Para o nosso (ou a nossa) protagonista adormecer no comboio e falhar a sua estação foi o bilhete de entrada para a vila de Hokko, cujos coloridos habitantes nos recebem de braços abertos. Seja o elefante cor-de-rosa dono do bar local, onde está calmamente sentado abrigado da chuva uma girafa que é proprietária da mercearia da porta ao lado.
É depois da primeira noite dormida que vemos o ambiente diurno de Hokko Life. O quão coloridas estão as suas formas, numa estética decorrente de jogos contemporâneos, onde as texturas têm elementos quase pincelados, e onde o seu quase low poly é “decorado” por essas mesmas superfícies pictóricas.
Para quem jogou Animal Crossing ou qualquer outro life simulator sandbox, é sabido que um jogo destes não tem propriamente uma meta no horizonte. Viver, na real acepção da palavra, é a tónica. É claro que pelo meio existem momentos de quests objectivas, quase todas elas dadas pelos nossos concidadãos.
Estas quests introdutórias às mecânicas do jogo e que funcionam de tutorial têm um ritmo que colide com a ideia de sandbox que será o sabor de Hokko Life. Falar com um personagem, receber uma quest, fazê-la e regressar ao nosso amigo para informar que já o fizemos é um modelo excessivamente clássico que nem o próprio Animal Crossing usa.
Isso não mancha, de forma alguma, o que Hokko Life faz de bom.
Uma delas é o crafting de itens que é levado a um excelente processo de personalização como nunca vi em jogo nenhum. Se construirmos, por exemplo, uma cadeira, podemos alterar as suas propriedades para as tornar verdadeiramente únicas. Seja a altura e disposição dos seus elementos, a sua cor, ou mesmo as suas decorações.
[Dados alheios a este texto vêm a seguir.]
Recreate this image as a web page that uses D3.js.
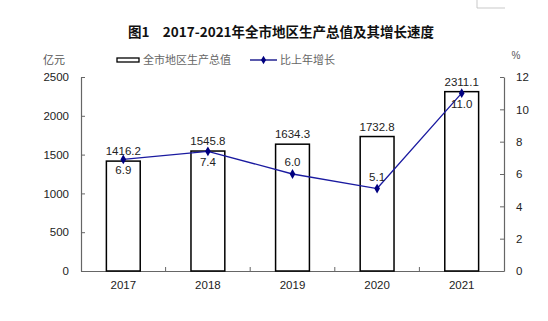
<!DOCTYPE html>
<html><head><meta charset="utf-8">
<script src="https://cdn.jsdelivr.net/npm/d3@7/dist/d3.min.js"></script>
<style>
body{margin:0;background:#fff;}
text{font-family:"Liberation Sans",Arial,"Noto Sans CJK SC",sans-serif;}
.cn{font-family:"Noto Sans CJK SC",sans-serif;}
</style></head>
<body><svg id="c" width="548" height="321"></svg>
<script>
const years = ["2017","2018","2019","2020","2021"];
const gdp = [1416.2, 1545.8, 1634.3, 1732.8, 2311.1];
const growth = [6.9, 7.4, 6.0, 5.1, 11.0];
const growthLabelPos = ["below","below","above","above","below"];
const leftTicks = [0,500,1000,1500,2000,2500];
const rightTicks = [0,2,4,6,8,10,12];

const svg = d3.select("#c");
const L = 81, R = 504, T = 77, B = 271;
const x = d3.scaleBand().domain(years).range([L, R]).paddingInner(0.6).paddingOuter(0.3);
const xb = d3.scaleBand().domain(years).range([L, R]);
const yL = d3.scaleLinear().domain([0,2500]).range([B, T]);
const yR = d3.scaleLinear().domain([0,12]).range([B, T]);
const axisColor = "#666";

// title
svg.append("text").attr("class","cn").attr("x",281).attr("y",37).attr("text-anchor","middle")
  .attr("font-size",13.5).attr("font-weight","bold").attr("fill","#111")
  .text("图1\u30002017-2021年全市地区生产总值及其增长速度");

// units
svg.append("text").attr("class","cn").attr("x",54).attr("y",64).attr("text-anchor","middle")
  .attr("font-size",11).attr("fill","#555").text("亿元");
svg.append("text").attr("x",516).attr("y",59).attr("text-anchor","middle")
  .attr("font-size",10).attr("fill","#555").text("%");

// legend
svg.append("rect").attr("x",117).attr("y",58).attr("width",22).attr("height",4)
  .attr("fill","#fff").attr("stroke","#000").attr("stroke-width",1.3);
svg.append("text").attr("class","cn").attr("x",143).attr("y",64).attr("font-size",11)
  .attr("fill","#666").text("全市地区生产总值");
svg.append("line").attr("x1",250).attr("x2",277).attr("y1",60).attr("y2",60)
  .attr("stroke","#000080").attr("stroke-width",1.3);
svg.append("path").attr("d",d3.symbol(d3.symbolDiamond,22)()).attr("transform","translate(263.5,60)").attr("fill","#000080");
svg.append("text").attr("class","cn").attr("x",280).attr("y",64).attr("font-size",11)
  .attr("fill","#666").text("比上年增长");

// left axis
const gl = svg.append("g").attr("transform",`translate(${L},0)`)
  .call(d3.axisLeft(yL).tickValues(leftTicks).tickFormat(d3.format("d")).tickSizeInner(-4).tickSizeOuter(0).tickPadding(12));
// right axis
const gr = svg.append("g").attr("transform",`translate(${R},0)`)
  .call(d3.axisRight(yR).tickValues(rightTicks).tickFormat(d3.format("d")).tickSizeInner(-4).tickSizeOuter(0).tickPadding(12));
// bottom axis
const gb = svg.append("g").attr("transform",`translate(0,${B})`)
  .call(d3.axisBottom(xb).tickSize(0).tickPadding(10));
[gl,gr,gb].forEach(g=>{
  g.select(".domain").attr("stroke",axisColor).attr("stroke-width",1.2);
  g.selectAll(".tick line").attr("stroke",axisColor);
  g.selectAll("text").attr("font-size",11.5).attr("fill","#222").attr("font-family","Liberation Sans, Arial, sans-serif");
});
// category separator ticks
svg.append("g").selectAll("line").data(years.slice(1)).join("line")
  .attr("x1",d=>xb(d)).attr("x2",d=>xb(d)).attr("y1",B).attr("y2",B-4).attr("stroke",axisColor);

// bars
svg.append("g").selectAll("rect").data(years).join("rect")
  .attr("x",d=>x(d)).attr("width",x.bandwidth())
  .attr("y",(d,i)=>yL(gdp[i])).attr("height",(d,i)=>B-yL(gdp[i]))
  .attr("fill","#fff").attr("stroke","#000").attr("stroke-width",1.5);
svg.append("g").selectAll("text").data(years).join("text")
  .attr("x",d=>xb(d)+xb.bandwidth()/2).attr("y",(d,i)=>yL(gdp[i])-6)
  .attr("text-anchor","middle").attr("font-size",11.5).attr("fill","#222")
  .text((d,i)=>gdp[i].toFixed(1));

// line
const cx = d=>xb(d)+xb.bandwidth()/2;
svg.append("path").datum(years)
  .attr("d",d3.line().x(d=>cx(d)).y((d,i)=>yR(growth[i])))
  .attr("fill","none").attr("stroke","#1a1aa0").attr("stroke-width",1.3);
svg.append("g").selectAll("path").data(years).join("path")
  .attr("d",d3.symbol(d3.symbolDiamond,28)())
  .attr("transform",(d,i)=>`translate(${cx(d)},${yR(growth[i])})`).attr("fill","#000080");
svg.append("g").selectAll("text").data(years).join("text")
  .attr("x",d=>cx(d)).attr("y",(d,i)=>growthLabelPos[i]==="below"?yR(growth[i])+15:yR(growth[i])-8)
  .attr("text-anchor","middle").attr("font-size",11.5).attr("fill","#222")
  .text((d,i)=>growth[i].toFixed(1));

// corner artifact
svg.append("path").attr("d","M477,0V8H505").attr("fill","none").attr("stroke","#bbb").attr("stroke-width",0.8);
</script></body></html>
Permitindo também que possamos partilhar os nossos designs únicos com outros jogadores, na única forma de interacção multijogador que Hokko Life permite.
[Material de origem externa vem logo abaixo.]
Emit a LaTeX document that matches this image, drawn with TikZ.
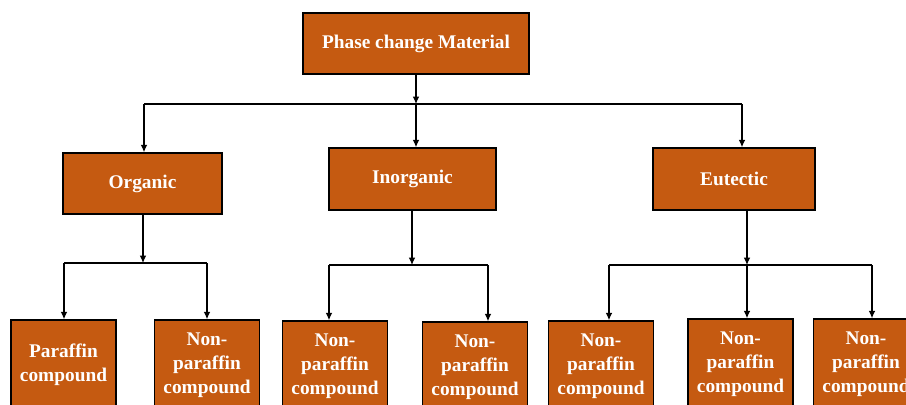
\documentclass[tikz,border=0pt]{standalone}
\usepackage{fontspec}
\setmainfont{Liberation Serif}
\usepackage{xcolor}
\usetikzlibrary{arrows.meta}
\definecolor{pcmorange}{HTML}{C55A11}

\begin{document}
\begin{tikzpicture}[x=0.75pt, y=-0.75pt,
        box/.style={draw=black, line width=1.1pt, fill=pcmorange, text=white,
            font=\fontsize{14.5}{18}\selectfont\bfseries, align=center, inner sep=1pt},
        link/.style={line width=0.9pt},
        arr/.style={link, -{Latex[length=5.5pt, width=5pt]}}]
        \clip (0,0) rectangle (906,404);

        % top and second level
        \node (pcm)   at (416,   43.5) [box, minimum width=169.5pt, minimum height=45.75pt] {Phase change Material};
        \node (org)   at (142.5, 183.5) [box, minimum width=119.25pt, minimum height=45.75pt] {Organic};
        \node (inorg) at (412.5, 179)   [box, minimum width=125.25pt, minimum height=46.5pt] {Inorganic};
        \node (eut)   at (734,   179)   [box, minimum width=121.5pt, minimum height=46.5pt] {Eutectic};

        % bottom level
        \node (par) at (63.5,  365) [box, minimum width=78.75pt, minimum height=67.5pt] {Paraffin\\compound};
        \node (np1) at (207,   365) [box, minimum width=78.75pt, minimum height=67.5pt] {Non-\\paraffin\\compound};
        \node (np2) at (335,   366) [box, minimum width=78.75pt, minimum height=67.5pt] {Non-\\paraffin\\compound};
        \node (np3) at (475,   367) [box, minimum width=78.75pt, minimum height=67.5pt] {Non-\\paraffin\\compound};
        \node (np4) at (601,   366) [box, minimum width=78.75pt, minimum height=67.5pt] {Non-\\paraffin\\compound};
        \node (np5) at (740.5, 364) [box, minimum width=78.75pt, minimum height=67.5pt] {Non-\\paraffin\\compound};
        \node (np6) at (866,   364) [box, minimum width=78.75pt, minimum height=67.5pt] {Non-\\paraffin\\compound};

        % bus lines
        \coordinate (b0)  at (416, 104);
        \coordinate (b0l) at (144, 104);
        \coordinate (b0r) at (742, 104);
        \coordinate (b1)  at (143, 263);
        \coordinate (b1l) at (64,  263);
        \coordinate (b1r) at (207, 263);
        \coordinate (b2)  at (412, 265);
        \coordinate (b2l) at (329, 265);
        \coordinate (b2r) at (488, 265);
        \coordinate (b3)  at (747, 265);
        \coordinate (b3l) at (609, 265);
        \coordinate (b3r) at (872, 265);

        \draw[arr] (pcm) -- (b0);
        \draw[link] (b0l) -- (b0r);
        \draw[arr] (b0l) -- (b0l |- org.north);
        \draw[arr] (b0) -- (b0 |- inorg.north);
        \draw[arr] (b0r) -- (b0r |- eut.north);

        \draw[arr] (b1 |- org.south) -- (b1);
        \draw[link] (b1l) -- (b1r);
        \draw[arr] (b1l) -- (b1l |- par.north);
        \draw[arr] (b1r) -- (b1r |- np1.north);

        \draw[arr] (b2 |- inorg.south) -- (b2);
        \draw[link] (b2l) -- (b2r);
        \draw[arr] (b2l) -- (b2l |- np2.north);
        \draw[arr] (b2r) -- (b2r |- np3.north);

        \draw[arr] (b3 |- eut.south) -- (b3);
        \draw[link] (b3l) -- (b3r);
        \draw[arr] (b3l) -- (b3l |- np4.north);
        \draw[arr] (b3) -- (b3 |- np5.north);
        \draw[arr] (b3r) -- (b3r |- np6.north);
    \end{tikzpicture}
\end{document}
Este é apenas um dos pequenos grandes toques de individualidade que demonstra a grande paixão e conhecimento que Tatnell tem não só como criador, mas sobretudo como apaixonado do género.
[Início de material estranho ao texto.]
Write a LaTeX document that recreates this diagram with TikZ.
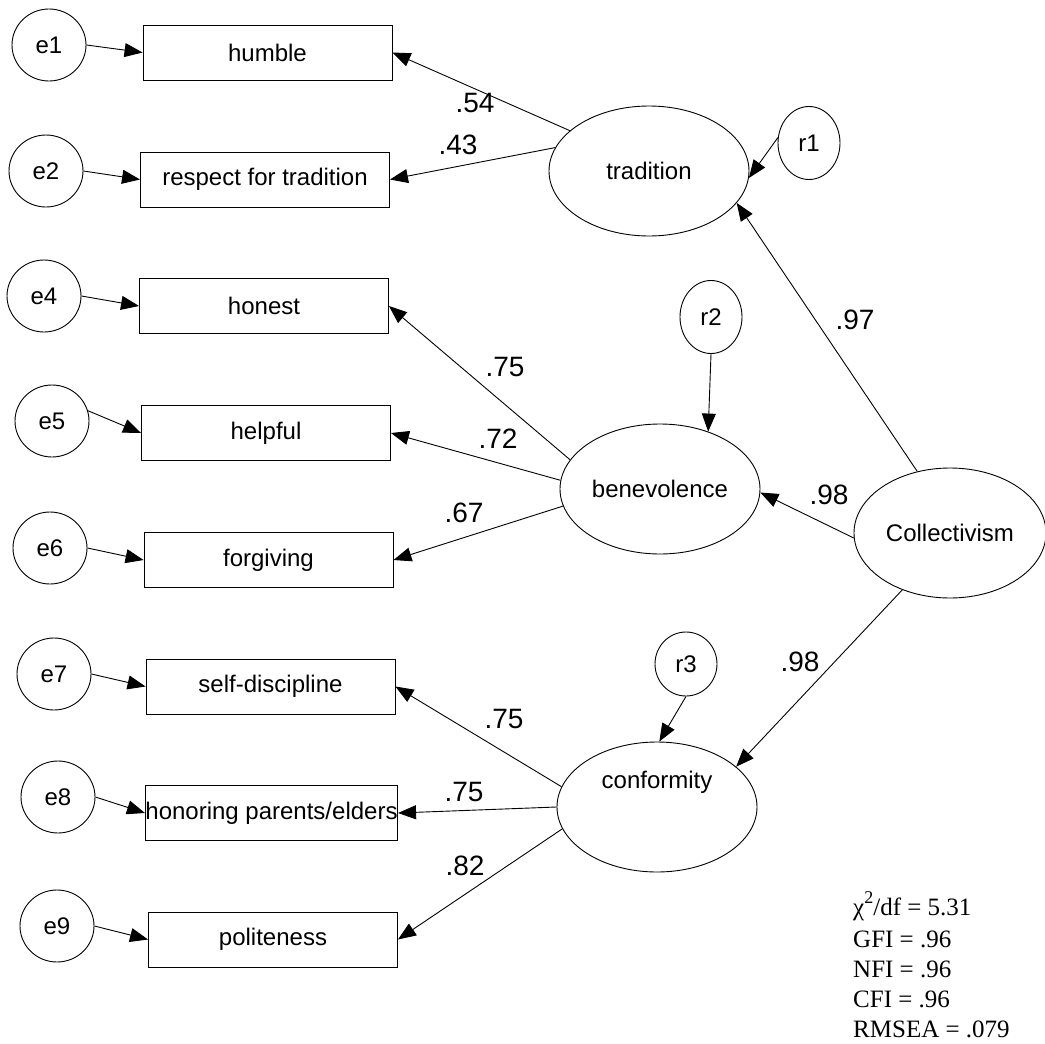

À semelhança do famoso jogo da Nintendo, em Hokko Life, apesar da sua total abertura típica de um sandbox, a meta geral do jogo é mesmo a de criar uma comunidade. Para isso basta-nos construir novas casas, colocar um foco de luz e uma cama, e eventualmente um novo animal irá chegar à aldeia de malas e bagagens.
Nesta fase do desenvolvimento, parece-me que os personagens que vamos conhecendo têm uma falta de profundidade que não vemos, por exemplo, em Animal Crossing. As centenas de possíveis habitantes do jogo da Nintendo surgem todos providos de uma personalidade única.
Estarei a ser exigente ao desejar algo semelhante para um jogo indie, feito por apenas uma pessoa, que está em Early Access? É possível. Mas por incrível que pareça, esta aventura de um one man band é na realidade o David e Golias das comparações, já que em muitos aspectos desta fase alpha Hokko Life apresenta elementos que deixam Animal Crossing na praia, a milhas de distância.
Seja o ambiente e a deliciosa direcção artística, sejam as mini-quests que nos vão atribuindo itens únicos, mas sobretudo pela personalização de tudo o que possamos construir. Um elemento que permite que a nossa criatividade tenha real impacto em tornar a nossa versão da pequena vila de Hokko realmente nossa. E que faz de Hokko Life um surpreendente sucedâneo de Animal Crossing, para pessoas que como eu, e após centenas de horas, já entregaram à famosa ilha da Nintendo tudo o que tinham para dar.